Most of it. And it was unintentionally funny, which is even more laughable. I wrote what I ate, where I went, what my locker number was. Yawn. I slept over at this friend’s house and that friend’s house. Ate at Denny’s. Started a band on a Wednesday. It broke up on Friday. Learned five new notes in band class. My thoughts and feelings were buried in there, too. And after digging a bit and cringing, I found the stuff that doesn’t mean much to me now but meant the world back then.
It occurred to me that today’s kids don’t journal in locked diaries, the old-fashioned way. Their idea of recording their thoughts is posting on Instagram. Everything is shared. Maybe this is a good thing. Maybe not. I can tell you right now I’m glad there was a lock on my diary back in the day, that I did not have free rein to share my ridiculousness to the world. Don’t you think kids would be better off if they had a lock—or at least a gate keeper?
Because once it’s out there, it’s too late. We’ve all written THAT email. The one you never really intended to send, but did in the heat of the moment? Or the one you sent to the wrong person? Or the one that got forwarded on…
We never regret NOT sending an email.
Kids aren’t mature enough to understand this yet. They’re impulsive and emotional and in the moment. They blurt out secrets, they exclude without meaning to, they want to be in the know. There’s a sense of power that comes with information. You know the type of person I’m talking about? The one who has to be the first to know everything and let you know that they knew it first? The internet has blown this out of proportion.
And, we live in a world where kids think everything is public—what they eat, where they go, who they go with—and they’re compelled to announce it on social media, even at the cost of hurting others and themselves, because they have no filter and are still learning how to handle these powerful communication tools.
It’s our job to teach them.
Why not channel kids’ energy and desire to communicate in more productive way, like actual writing? Journaling? Dare I say, write it out in a diary? I think kids could benefit from having a place where they can share their thoughts and feelings, trusting that it will never be repeated, read aloud, or posted.
The benefits could be huge. In a recent article on how to handle stress, which unfortunately I cannot find the link to and it’s killing me, the writer advocates writing as therapy. When you’re having a terrible day and it seems nothing is going your way, the writer suggested writing down a list of everything that is awful in your life. Chances are, when you see it written down, it won’t seem so overwhelming.
I couldn’t agree more. It seems to me that we could all benefit from doing this more often (the writing and not sending)—maybe even the old-fashioned way of pencil and paper, not email, or Facebook or Twitter so we’re not tempted. And teach our kids this lesson.
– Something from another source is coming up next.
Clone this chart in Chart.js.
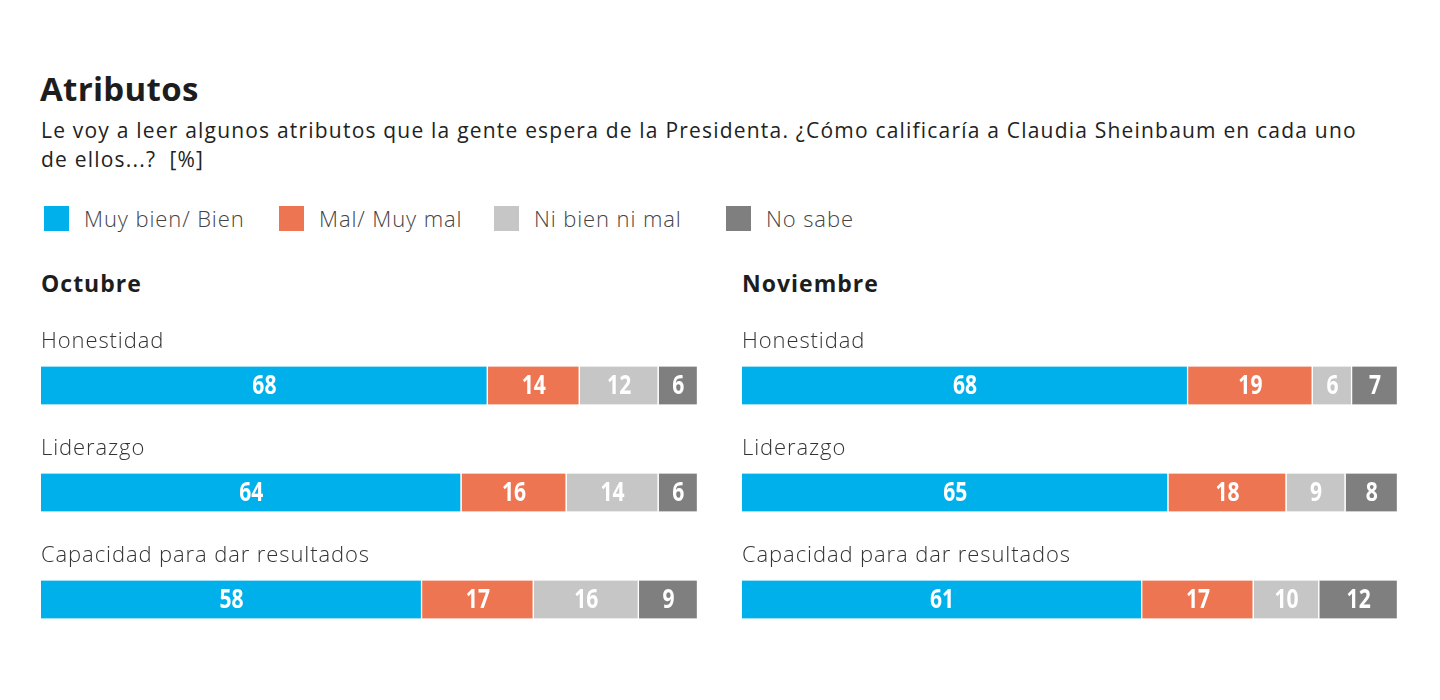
<!DOCTYPE html>
<html>
<head>
<meta charset="utf-8">
<script src="https://cdn.jsdelivr.net/npm/chart.js@4/dist/chart.umd.min.js"></script>
<style>
  html, body { margin: 0; padding: 0; background: #fff; }
  body { width: 1440px; height: 700px; position: relative; overflow: hidden; font-family: "Open Sans", Lato, sans-serif; color: #1d1d1d; }
  .title { position: absolute; left: 40px; top: 66px; font-size: 33px; font-weight: 700; letter-spacing: 0.3px; }
  .sub { position: absolute; left: 41px; top: 116px; width: 1390px; font-size: 21px; line-height: 29px; color: #222; letter-spacing: 1.2px; white-space: nowrap; }
  .legend { position: absolute; top: 205px; left: 0; height: 28px; }
  .leg { position: absolute; top: 0; white-space: nowrap; font-size: 22px; font-weight: 300; color: #444; letter-spacing: 0.9px; }
  .leg span.sw { position: absolute; left: 0; top: 1px; width: 25px; height: 25px; }
  .leg span.tx { position: absolute; left: 40px; top: -1px; line-height: 28px; }
  .month { position: absolute; top: 267px; font-size: 23px; font-weight: 700; color: #1d1d1d; letter-spacing: 1px; }
  .box { position: absolute; top: 312px; height: 341px; }
</style>
</head>
<body>
<div class="title">Atributos</div>
<div class="sub">Le voy a leer algunos atributos que la gente espera de la Presidenta. ¿Cómo calificaría a Claudia Sheinbaum en cada uno<br>de ellos...?&nbsp; [%]</div>
<div class="legend" id="legend"></div>
<div class="month" style="left:41px">Octubre</div>
<div class="month" style="left:742px">Noviembre</div>
<div class="box" style="left:41px; width:657px"><canvas id="octubre"></canvas></div>
<div class="box" style="left:742px; width:656px"><canvas id="noviembre"></canvas></div>

<script>
const atributos = ['Honestidad', 'Liderazgo', 'Capacidad para dar resultados'];
const series_names = ['Muy bien/ Bien', 'Mal/ Muy mal', 'Ni bien ni mal', 'No sabe'];
const series_colors = ['#00b0ea', '#ee7552', '#c6c6c6', '#7f7f7f'];

// octubre
const oct_bien = [68, 64, 58];
const oct_mal = [14, 16, 17];
const oct_ni = [12, 14, 16];
const oct_nosabe = [6, 6, 9];

// noviembre
const nov_bien = [68, 65, 61];
const nov_mal = [19, 18, 17];
const nov_ni = [6, 9, 10];
const nov_nosabe = [7, 8, 12];

const legend_x = [44, 279, 494, 726];

const legend_el = document.getElementById('legend');
series_names.forEach((name, i) => {
    const d = document.createElement('div');
    d.className = 'leg';
    d.style.left = legend_x[i] + 'px';
    d.innerHTML = `<span class="sw" style="background:${series_colors[i]}"></span><span class="tx">${name}</span>`;
    legend_el.appendChild(d);
});

// draws the attribute name above each bar and the value inside each segment
const bar_text_plugin = {
    id: 'bar_text',
    afterDatasetsDraw(chart) {
        const ctx = chart.ctx;
        ctx.save();
        const first = chart.getDatasetMeta(0);
        ctx.font = '300 22px "Open Sans", Lato, sans-serif';
        ctx.letterSpacing = '0.9px';
        ctx.fillStyle = '#333';
        ctx.textAlign = 'left';
        ctx.textBaseline = 'middle';
        first.data.forEach((bar, i) => {
            ctx.fillText(chart.data.labels[i], bar.base, bar.y - 44);
        });
        // values, a bit condensed
        ctx.letterSpacing = '0px';
        ctx.font = 'bold 27px "Open Sans", sans-serif';
        ctx.fillStyle = '#fff';
        ctx.textAlign = 'center';
        chart.data.datasets.forEach((ds, di) => {
            chart.getDatasetMeta(di).data.forEach((bar, i) => {
                const cx = (bar.x + bar.base) / 2;
                ctx.save();
                ctx.translate(cx, bar.y + 1);
                ctx.scale(0.78, 1);
                ctx.fillText(ds.data[i], 0, 0);
                ctx.restore();
            });
        });
        ctx.restore();
    }
};

function make_chart(id, values) {
    return new Chart(document.getElementById(id), {
        type: 'bar',
        data: {
            labels: atributos,
            datasets: values.map((v, i) => ({
                label: series_names[i],
                data: v,
                backgroundColor: series_colors[i],
                borderColor: '#ffffff',
                borderWidth: { top: 0, bottom: 0, left: 0, right: 1.5 },
                borderSkipped: false,
                barThickness: 38
            }))
        },
        options: {
            indexAxis: 'y',
            responsive: true,
            maintainAspectRatio: false,
            animation: false,
            layout: { padding: { top: 20, left: 0, right: 0, bottom: 0 } },
            scales: {
                x: { stacked: true, min: 0, max: 100, display: false },
                y: { stacked: true, display: false }
            },
            plugins: {
                legend: { display: false },
                tooltip: { enabled: false }
            }
        },
        plugins: [bar_text_plugin]
    });
}

make_chart('octubre', [oct_bien, oct_mal, oct_ni, oct_nosabe]);
make_chart('noviembre', [nov_bien, nov_mal, nov_ni, nov_nosabe]);
</script>
</body>
</html>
Even little ones, preschool or kindergartners who are learning to write and spell and read can benefit. They don’t have to know how to spell. The idea is to express themselves in writing however they can. Just get the idea out unencumbered by grammatical rules so they can focus on how it feels to express themselves in this way.
Who knows, you might have the next J.K. Rowling on your hands.
Kids have a lot to say and express. Let’s encourage them to do it safely and creatively. Let’s teach them when to share and when to keep it close to the chest, under lock and key, never to be read by anyone but themselves—even thirty years later.